True, isn't that technique also the technique used in 3D cinema? The glasses you can use at home (like the Nvidia ones) are synced to the movie playback.
I did experience flickering, as if the movie was played in a non standard and slower framerate. I experienced it on more 3D movies. But maybe that is just me... after all, I can also still hear frequencies which some people under my age can't even hear anymore...
I actually just started wearing glasses last year. Plus I wear sunglasses everytime I'm outside (sunny or cloudy) because I sit in a dark editing room all day. So I wear glasses basically whenever I'm not sleeping. But I still despise the 3D glasses.
And NATE, to answer your question it was actually the last Shrek. (terrible movie anyway)

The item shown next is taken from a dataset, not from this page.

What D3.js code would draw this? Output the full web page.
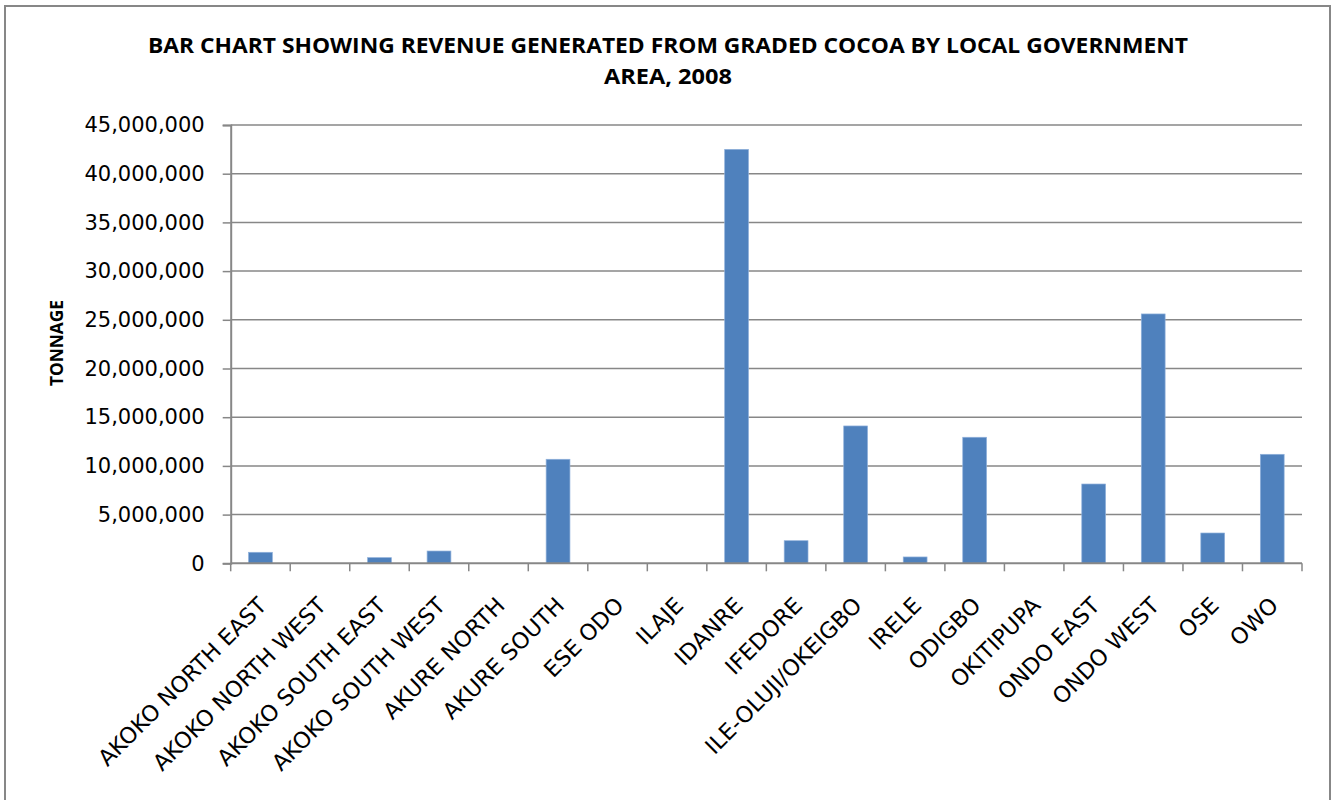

I noticed flickerings, had to refocus my eyes whenever the camera focus moved... so yes, Shrek in 3D was an all around eye-sore lol!
I've had to wear glasses all my waking hours for over ten years and I hate wearing 3D glasses over them. One pair is more than enough.
And people can accuse me of "fear of technological advancement" all they want, but I just feel like 3D is completely unnecessary. I'm perfectly satisfied with film staying a 2D medium. Paintings have been 2D for thousands of years, nobody accuses painters of fearing the advance of technology. 3D doesn't feel anymore immersive to me, if anything it brings me out of the experience. Because it's making me even more aware of the fact that I'm watching a movie. I'm sitting down with my special movie-watching glasses so that I can watch a movie.
Though honestly, it doesn't really bother me if studios want to pursue the 3D thing, as long as they offer up a 2D option. But for the first time ever with Toy Story 3, the theater that's most convenient for me to travel to is ONLY showing the 3D version. And that DOES bother me.